Why? Follow the principle of least privilege. If the container doesn't need to manage network drivers, it shouldn't have the power to do so.

Docker Compose:

services:
  app:
    cap_drop:
      - ALL
    # Only add back what is strictly necessary (optional)
    # cap_add:
    #   - NET_BIND_SERVICE 

Docker CLI:

docker run --cap-drop=ALL my-image

6. Harden the Temporary Directory (/tmp)

Many applications need a scratchpad to write temporary files, which becomes difficult if you have set the whole filesystem to "Read-Only" (Tip #3). The solution is to mount a temporary file system (tmpfs) at /tmp, but lock it down so nothing can be executed from there.

Why? Allow writing temporary files, but prevent anyone from running a malicious script they managed to sneak into that folder.

Docker Compose:

services:
  app:
    tmpfs:
      - /tmp:rw,noexec,nosuid,nodev,size=512m

Docker CLI:

docker run --tmpfs /tmp:rw,noexec,nosuid,nodev,size=512m my-image

Note: If your application auto-updates (like Plex sometimes does), you may need to remove noexec, but keep the other flags.

7. Set Resource Limits

A buggy application or a denial-of-service attack can cause a container to consume 100% of your host's RAM or CPU, crashing your entire server.
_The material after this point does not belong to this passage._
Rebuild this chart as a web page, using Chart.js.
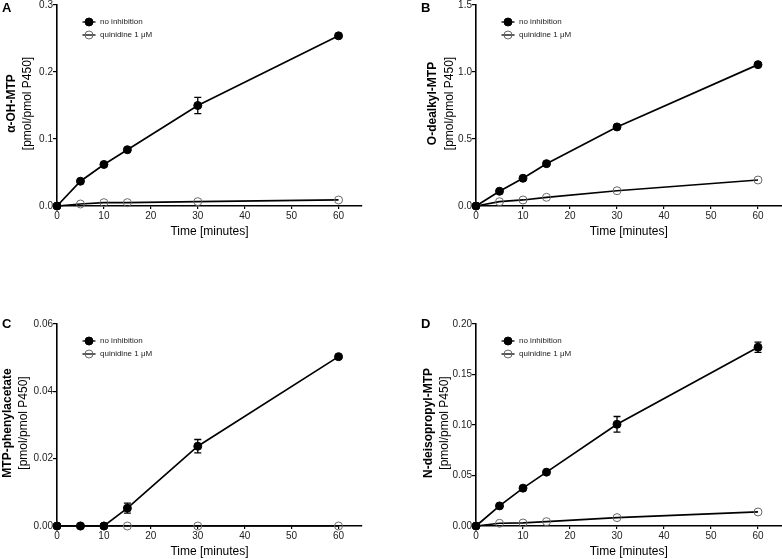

Why? Put a strict "budget" on how much memory and processing power a container is allowed to use.

Docker Compose:

services:
  app:
    deploy:
      resources:
        limits:
          cpus: '3'
          memory: 3G
          pids: 512

Note: Depending on your Compose version, pids_limit and mem_limit might sit at the root of the service definition rather than under deploy.

Docker CLI:

docker run --cpus=3 --memory=3g --pids-limit=512 my-image

8. Limit Log File Sizes

If an application goes haywire and starts error-looping, it can generate gigabytes of logs in minutes, filling up your host storage and crashing the system.

Why? Configure log rotation so old logs are deleted to make room for new ones.

Docker Compose:

services:
  app:
    logging:
      driver: "json-file"
      options:
        max-size: "50m"
        max-file: "5"

Docker CLI:

docker run --log-opt max-size=50m --log-opt max-file=5 my-image

9. Mount Data as Read-Only

If your container only needs to read your media library (like a music or movie server), do not give it permission to write to it. This prevents accidental deletion or "ransomware" style encryption from within the container.

Why? Protect your persistent data on the host from being destroyed or altered by the container.

Docker Compose:

services:
  app:
    volumes:
      - /home/user/movies:/movies:ro

Docker CLI:

docker run -v /home/user/movies:/movies:ro my-image

10. Use Network Segmentation (DMZ)

Don't put public-facing containers (like a web server exposed to the internet) on the same internal Docker network as your private database or internal tools.

Why? If a hacker breaches your public web container, they shouldn't be able to easily reach your other private containers via the internal network.

Docker Compose:

services:
  public-app:
    networks:
      - dmz_net

networks:
  dmz_net:
    driver: bridge

Docker CLI:

# First create the network
docker network create dmz_net

# Run the container on that network
docker run --network=dmz_net my-image

A Final Note

Applying all these settings at once might break your application. Security is often a trade-off with convenience.

If a container fails to start after hardening, use docker logs <container_name> to see what went wrong. For example, if the logs say "Permission Denied" regarding a specific file, you might have been too aggressive with read_only or cap_drop.

My advice? Apply these rules one by one, restart the container, and verify it still works. Slowly tighten the screws until your system is secure and stable.